───── Provided data

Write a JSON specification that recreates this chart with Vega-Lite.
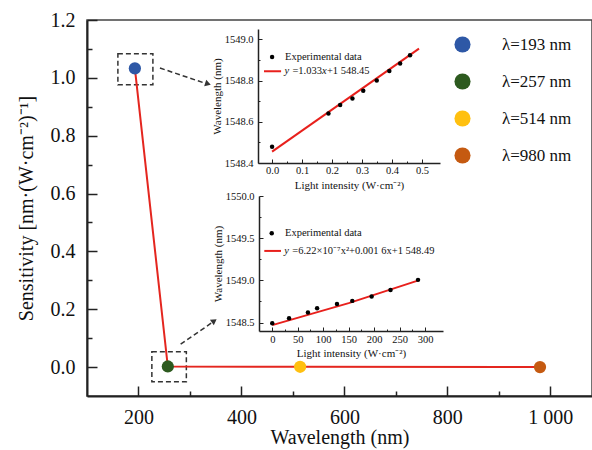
{
  "$schema": "https://vega.github.io/schema/vega-lite/v6.json",
  "autosize": "none",
  "padding": {"left": 87, "top": 20, "right": 0, "bottom": 54},
  "width": 505,
  "height": 376,
  "background": "white",
  "config": {
    "font": "Liberation Serif",
    "view": {"stroke": "#444", "strokeWidth": 1.5},
    "axis": {"zindex": 1, "grid": false, "domainColor": "#222", "tickColor": "#222", "labelColor": "#111", "titleColor": "#111", "labelFont": "Liberation Serif", "titleFont": "Liberation Serif", "titleFontWeight": "normal"}
  },
  "resolve": {"scale": {"x": "independent", "y": "independent"}, "axis": {"x": "independent", "y": "independent"}},
  "layer": [
    {
      "encoding": {
        "x": {"field": "x", "type": "quantitative", "scale": {"domain": [100, 1081], "nice": false, "zero": false},
          "axis": {"orient": "bottom", "values": [200, 300, 400, 500, 600, 700, 800, 900, 1000],
            "labelExpr": "datum.value % 200 == 0 ? (datum.value == 1000 ? '1 000' : format(datum.value, 'd')) : ''",
            "tickSize": {"condition": {"test": "datum.value % 200 == 0", "value": -10}, "value": -5},
            "labelPadding": 21, "labelFontSize": 20, "title": "Wavelength (nm)", "titleFontSize": 20, "titlePadding": 0, "domainWidth": 2, "tickWidth": 1.5}},
        "y": {"field": "y", "type": "quantitative", "scale": {"domain": [-0.1, 1.2], "nice": false, "zero": false},
          "axis": {"orient": "left", "values": [0, 0.1, 0.2, 0.3, 0.4, 0.5, 0.6, 0.7, 0.8, 0.9, 1.0, 1.1, 1.2], "format": ".1f",
            "labelExpr": "round(datum.value*10) % 2 == 0 ? datum.label : ''",
            "tickSize": {"condition": {"test": "round(datum.value*10) % 2 == 0", "value": -10}, "value": -5},
            "labelPadding": 22, "labelFontSize": 20, "title": "Sensitivity [nm·(W·cm⁻²)⁻¹]", "titleFontSize": 20, "titlePadding": 14, "domainWidth": 2, "tickWidth": 1.5}}
      },
      "layer": [
        {
          "data": {"values": [{"x": 160, "x2": 228, "y": 0.976, "y2": 1.083}, {"x": 226, "x2": 293, "y": -0.051, "y2": 0.053}]},
          "mark": {"type": "rect", "fill": null, "stroke": "#333", "strokeWidth": 1.5, "strokeDash": [5, 3]},
          "encoding": {"x2": {"field": "x2"}, "y2": {"field": "y2"}}
        },
        {
          "data": {"values": [{"x": 241.7, "y": 1.034, "x2": 330, "y2": 0.981}, {"x": 281.9, "y": 0.079, "x2": 343, "y2": 0.154}]},
          "mark": {"type": "rule", "stroke": "#333", "strokeWidth": 1.5, "strokeDash": [5, 3]},
          "encoding": {"x2": {"field": "x2"}, "y2": {"field": "y2"}}
        },
        {
          "data": {"values": [{"x": 335, "y": 0.979}]},
          "mark": {"type": "point", "shape": "triangle-right", "filled": true, "color": "#333", "size": 45, "angle": 18, "opacity": 1},
          "encoding": {}
        },
        {
          "data": {"values": [{"x": 347.2, "y": 0.16}]},
          "mark": {"type": "point", "shape": "triangle-right", "filled": true, "color": "#333", "size": 45, "angle": 325, "opacity": 1},
          "encoding": {}
        },
        {
          "data": {"name": "main"},
          "mark": {"type": "line", "color": "#E4261F", "strokeWidth": 2},
          "encoding": {}
        },
        {
          "data": {"name": "main"},
          "mark": {"type": "circle", "size": 150, "opacity": 1},
          "encoding": {
            "color": {"field": "label", "type": "nominal",
              "scale": {"domain": ["λ=193 nm", "λ=257 nm", "λ=514 nm", "λ=980 nm"], "range": ["#2E58A6", "#2D5A1F", "#FFC010", "#C55A11"]},
              "legend": {"orient": "none", "legendX": 367, "legendY": 16, "title": null, "symbolType": "circle", "symbolSize": 260, "symbolStrokeWidth": 0, "labelFontSize": 17, "labelFont": "Liberation Serif", "labelColor": "#111", "labelOffset": 31, "rowPadding": 19, "padding": 0}}
          }
        }
      ]
    },
    {
      "encoding": {
        "x": {"field": "x", "type": "quantitative", "scale": {"domain": [-0.047, 0.56], "range": [171, 353], "nice": false, "zero": false},
          "axis": {"orient": "bottom", "offset": -233, "values": [0, 0.05, 0.1, 0.15, 0.2, 0.25, 0.3, 0.35, 0.4, 0.45, 0.5], "format": ".1f",
            "labelExpr": "round(datum.value*20) % 2 == 0 ? datum.label : ''",
            "tickSize": {"condition": {"test": "round(datum.value*20) % 2 == 0", "value": -4}, "value": -2},
            "labelPadding": 6, "labelFontSize": 10.5, "title": "Light intensity (W·cm⁻²)", "titleFontSize": 11, "titlePadding": 4, "domainWidth": 1.5, "tickWidth": 1}},
        "y": {"field": "y", "type": "quantitative", "scale": {"domain": [1548.4, 1549.05], "range": [143, 9], "nice": false, "zero": false},
          "axis": {"orient": "left", "offset": -171, "values": [1548.4, 1548.5, 1548.6, 1548.7, 1548.8, 1548.9, 1549.0], "format": ".1f",
            "labelExpr": "round(datum.value*10) % 2 == 0 ? datum.label : ''",
            "tickSize": {"condition": {"test": "round(datum.value*10) % 2 == 0", "value": -4}, "value": -2},
            "labelPadding": 9, "labelFontSize": 10.5, "title": "Wavelength (nm)", "titleFontSize": 11, "titlePadding": 2, "domainWidth": 1.5, "tickWidth": 1}}
      },
      "layer": [
        {
          "data": {"values": [{}]},
          "mark": {"type": "rect", "fill": "white", "stroke": "#222", "strokeWidth": 1.5},
          "encoding": {"x": {"datum": -0.047, "type": "quantitative"}, "x2": {"datum": 0.56}, "y": {"datum": 1548.4, "type": "quantitative"}, "y2": {"datum": 1549.05}}
        },
        {
          "data": {"values": [{"x": 0.0, "y": 1548.455}, {"x": 0.49, "y": 1548.955}]},
          "mark": {"type": "line", "color": "#E8201C", "strokeWidth": 2},
          "encoding": {}
        },
        {
          "data": {"values": [{"x": 0.0, "y": 1548.479}, {"x": 0.188, "y": 1548.64}, {"x": 0.227, "y": 1548.681}, {"x": 0.268, "y": 1548.713}, {"x": 0.304, "y": 1548.75}, {"x": 0.349, "y": 1548.8}, {"x": 0.391, "y": 1548.846}, {"x": 0.427, "y": 1548.883}, {"x": 0.46, "y": 1548.923}]},
          "mark": {"type": "circle", "color": "#000", "size": 20, "opacity": 1},
          "encoding": {}
        },
        {
          "data": {"values": [{"x": 0.0, "y": 1548.914}]},
          "mark": {"type": "circle", "color": "#000", "size": 20, "opacity": 1},
          "encoding": {}
        },
        {
          "data": {"values": [{"x": -0.027, "x2": 0.03, "y": 1548.845}]},
          "mark": {"type": "rule", "color": "#E8201C", "strokeWidth": 2},
          "encoding": {"x2": {"field": "x2"}}
        },
        {
          "data": {"values": [{"x": 0.043, "y": 1548.914, "t": "Experimental data"}]},
          "mark": {"type": "text", "align": "left", "baseline": "middle", "fontSize": 10.5, "color": "#111"},
          "encoding": {"text": {"field": "t"}}
        },
        {
          "data": {"values": [{"x": 0.041, "y": 1548.845, "t": "y"}]},
          "mark": {"type": "text", "align": "left", "baseline": "middle", "fontSize": 10.5, "fontStyle": "italic", "color": "#111"},
          "encoding": {"text": {"field": "t"}}
        },
        {
          "data": {"values": [{"x": 0.041, "y": 1548.845, "t": "=1.033"}]},
          "mark": {"type": "text", "align": "left", "baseline": "middle", "fontSize": 10.5, "color": "#111", "dx": 8},
          "encoding": {"text": {"field": "t"}}
        },
        {
          "data": {"values": [{"x": 0.041, "y": 1548.845, "t": "x"}]},
          "mark": {"type": "text", "align": "left", "baseline": "middle", "fontSize": 10.5, "fontStyle": "italic", "color": "#111", "dx": 37.5},
          "encoding": {"text": {"field": "t"}}
        },
        {
          "data": {"values": [{"x": 0.041, "y": 1548.845, "t": "+1 548.45"}]},
          "mark": {"type": "text", "align": "left", "baseline": "middle", "fontSize": 10.5, "color": "#111", "dx": 42.5},
          "encoding": {"text": {"field": "t"}}
        }
      ]
    },
    {
      "encoding": {
        "x": {"field": "x", "type": "quantitative", "scale": {"domain": [-26, 335], "range": [172, 356], "nice": false, "zero": false},
          "axis": {"orient": "bottom", "offset": -65, "values": [0, 25, 50, 75, 100, 125, 150, 175, 200, 225, 250, 275, 300],
            "labelExpr": "round(datum.value/25) % 2 == 0 ? datum.label : ''",
            "tickSize": {"condition": {"test": "round(datum.value/25) % 2 == 0", "value": -4}, "value": -2},
            "labelPadding": 7, "labelFontSize": 10.5, "title": "Light intensity (W·cm⁻²)", "titleFontSize": 11, "titlePadding": 3, "domainWidth": 1.5, "tickWidth": 1}},
        "y": {"field": "y", "type": "quantitative", "scale": {"domain": [1548.4, 1550.0], "range": [311, 176], "nice": false, "zero": false},
          "axis": {"orient": "left", "offset": -172, "values": [1548.5, 1548.75, 1549.0, 1549.25, 1549.5, 1549.75, 1550.0], "format": ".1f",
            "labelExpr": "round(datum.value*4) % 2 == 0 ? datum.label : ''",
            "tickSize": {"condition": {"test": "round(datum.value*4) % 2 == 0", "value": -4}, "value": -2},
            "labelPadding": 9, "labelFontSize": 10.5, "title": "Wavelength (nm)", "titleFontSize": 11, "titlePadding": 2, "domainWidth": 1.5, "tickWidth": 1}}
      },
      "layer": [
        {
          "data": {"values": [{}]},
          "mark": {"type": "rect", "fill": "white", "stroke": "#222", "strokeWidth": 1.5},
          "encoding": {"x": {"datum": -26, "type": "quantitative"}, "x2": {"datum": 335}, "y": {"datum": 1548.4, "type": "quantitative"}, "y2": {"datum": 1550.0}}
        },
        {
          "data": {"values": [{"x": 0, "y": 1548.47}, {"x": 150, "y": 1548.73}, {"x": 287, "y": 1549.0}]},
          "mark": {"type": "line", "color": "#E8201C", "strokeWidth": 2},
          "encoding": {}
        },
        {
          "data": {"values": [{"x": 0, "y": 1548.493}, {"x": 33, "y": 1548.552}, {"x": 70, "y": 1548.618}, {"x": 88, "y": 1548.67}, {"x": 127, "y": 1548.721}, {"x": 157, "y": 1548.757}, {"x": 195, "y": 1548.808}, {"x": 232, "y": 1548.887}, {"x": 286, "y": 1549.006}]},
          "mark": {"type": "circle", "color": "#000", "size": 20, "opacity": 1},
          "encoding": {}
        },
        {
          "data": {"values": [{"x": -1, "y": 1549.558}]},
          "mark": {"type": "circle", "color": "#000", "size": 20, "opacity": 1},
          "encoding": {}
        },
        {
          "data": {"values": [{"x": -15.6, "x2": 17.2, "y": 1549.349}]},
          "mark": {"type": "rule", "color": "#E8201C", "strokeWidth": 2},
          "encoding": {"x2": {"field": "x2"}}
        },
        {
          "data": {"values": [{"x": 25, "y": 1549.558, "t": "Experimental data"}]},
          "mark": {"type": "text", "align": "left", "baseline": "middle", "fontSize": 10.5, "color": "#111"},
          "encoding": {"text": {"field": "t"}}
        },
        {
          "data": {"values": [{"x": 23.6, "y": 1549.349, "t": "y"}]},
          "mark": {"type": "text", "align": "left", "baseline": "middle", "fontSize": 10.5, "fontStyle": "italic", "color": "#111"},
          "encoding": {"text": {"field": "t"}}
        },
        {
          "data": {"values": [{"x": 23.6, "y": 1549.349, "t": "=6.22×10⁻⁷x²+0.001 6x+1 548.49"}]},
          "mark": {"type": "text", "align": "left", "baseline": "middle", "fontSize": 10.5, "color": "#111", "dx": 8},
          "encoding": {"text": {"field": "t"}}
        }
      ]
    }
  ],
  "datasets": {
    "main": [
      {"x": 193, "y": 1.033, "label": "λ=193 nm"},
      {"x": 257, "y": 0.002, "label": "λ=257 nm"},
      {"x": 514, "y": 0.001, "label": "λ=514 nm"},
      {"x": 980, "y": 0.0, "label": "λ=980 nm"}
    ]
  }
}
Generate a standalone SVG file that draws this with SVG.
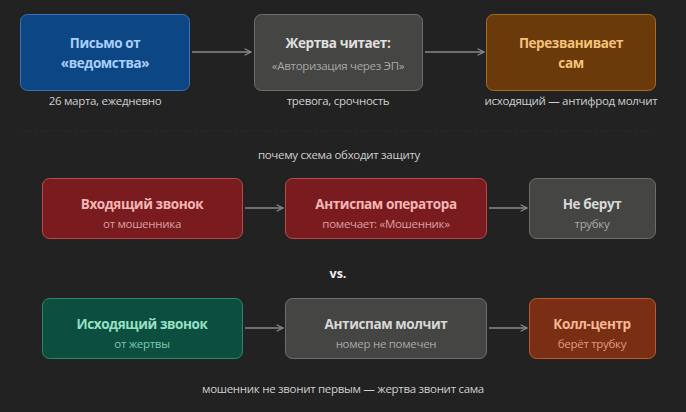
<svg xmlns="http://www.w3.org/2000/svg" width="686" height="412" viewBox="0 0 686 412">
<defs>
<marker id="ah" viewBox="0 0 10 10" refX="9" refY="5" markerWidth="8" markerHeight="8" orient="auto" markerUnits="userSpaceOnUse"><path d="M1,1 L9,5 L1,9" fill="none" stroke="#8a8a8a" stroke-width="1.5"/></marker>
</defs>
<style>
text{font-family:"Open Sans","Noto Sans",sans-serif;text-anchor:middle}
.t{font-size:13.5px;font-weight:bold;letter-spacing:-0.4px}
.s{font-size:11.5px;letter-spacing:-0.3px}
.c{font-size:11.5px;fill:#cfcfcf;letter-spacing:-0.3px}
.con line{stroke:#8a8a8a;stroke-width:1.5;marker-end:url(#ah)}
</style>
<rect width="686" height="412" fill="#222222"/>
<g id="n1"><rect x="20.5" y="14.5" width="169" height="76" rx="7" fill="#0c4684" stroke="#3a72b4"/><text class="t" x="105" y="48" fill="#a9d0fb">Письмо от</text><text class="t" x="105" y="68" fill="#a9d0fb">«ведомства»</text></g>
<g id="n2"><rect x="254.5" y="14.5" width="168" height="76" rx="7" fill="#454543" stroke="#6e6e6c"/><text class="t" x="338" y="48" fill="#e0e0e0">Жертва читает:</text><text class="s" x="338" y="70" fill="#a8a8a8">«Авторизация через ЭП»</text></g>
<g id="n3"><rect x="486.5" y="14.5" width="169" height="76" rx="7" fill="#6a3a0a" stroke="#a86c24"/><text class="t" x="571" y="48" fill="#f4c27a">Перезванивает</text><text class="t" x="571" y="68" fill="#f4c27a">сам</text></g>
<text class="c" x="105" y="105">26 марта, ежедневно</text>
<text class="c" x="338" y="105">тревога, срочность</text>
<text class="c" x="571" y="105">исходящий — антифрод молчит</text>
<line x1="20" y1="131" x2="655" y2="131" stroke="#2c2c2c" stroke-dasharray="2 3"/>
<text class="c" x="339" y="159">почему схема обходит защиту</text>
<g id="r2a"><rect x="42.5" y="178.5" width="200" height="60" rx="7" fill="#7a1c1f" stroke="#b84a4a"/><text class="t" x="142" y="209" fill="#f3b6b4">Входящий звонок</text><text class="s" x="142" y="228" fill="#dca0a0">от мошенника</text></g>
<g id="r2b"><rect x="285.5" y="178.5" width="201" height="60" rx="7" fill="#7a1c1f" stroke="#b84a4a"/><text class="t" x="386" y="209" fill="#f3b6b4">Антиспам оператора</text><text class="s" x="386" y="228" fill="#dca0a0">помечает: «Мошенник»</text></g>
<g id="r2c"><rect x="529.5" y="178.5" width="126" height="60" rx="7" fill="#454543" stroke="#6e6e6c"/><text class="t" x="592" y="209" fill="#d8d8d8">Не берут</text><text class="s" x="592" y="228" fill="#a8a8a8">трубку</text></g>
<text x="338" y="278" font-size="12.5" font-weight="bold" fill="#f0f0f0">vs.</text>
<g id="r3a"><rect x="42.5" y="298.5" width="200" height="60" rx="7" fill="#0c4f40" stroke="#2a8870"/><text class="t" x="142" y="329" fill="#96e0c4">Исходящий звонок</text><text class="s" x="142" y="348" fill="#7cc8ac">от жертвы</text></g>
<g id="r3b"><rect x="285.5" y="298.5" width="201" height="60" rx="7" fill="#454543" stroke="#6e6e6c"/><text class="t" x="386" y="329" fill="#d8d8d8">Антиспам молчит</text><text class="s" x="386" y="348" fill="#a8a8a8">номер не помечен</text></g>
<g id="r3c"><rect x="529.5" y="298.5" width="126" height="60" rx="7" fill="#7a2e14" stroke="#b85a32"/><text class="t" x="592" y="329" fill="#f6b896">Колл-центр</text><text class="s" x="592" y="348" fill="#e09c7c">берёт трубку</text></g>
<text class="c" x="343" y="393">мошенник не звонит первым — жертва звонит сама</text>
<g class="con">
<line x1="192" y1="52" x2="251" y2="52"/>
<line x1="425" y1="52" x2="484" y2="52"/>
<line x1="245" y1="208" x2="283" y2="208"/>
<line x1="489" y1="208" x2="527" y2="208"/>
<line x1="245" y1="328" x2="283" y2="328"/>
<line x1="489" y1="328" x2="527" y2="328"/>
</g>
</svg>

──────────

*Your instructions*
Copy every line of the data that holds the string "with".

*Response to the task*
Write a JSON specification that recreates this chart with Vega-Lite.
Generate a standalone SVG file that draws this with SVG.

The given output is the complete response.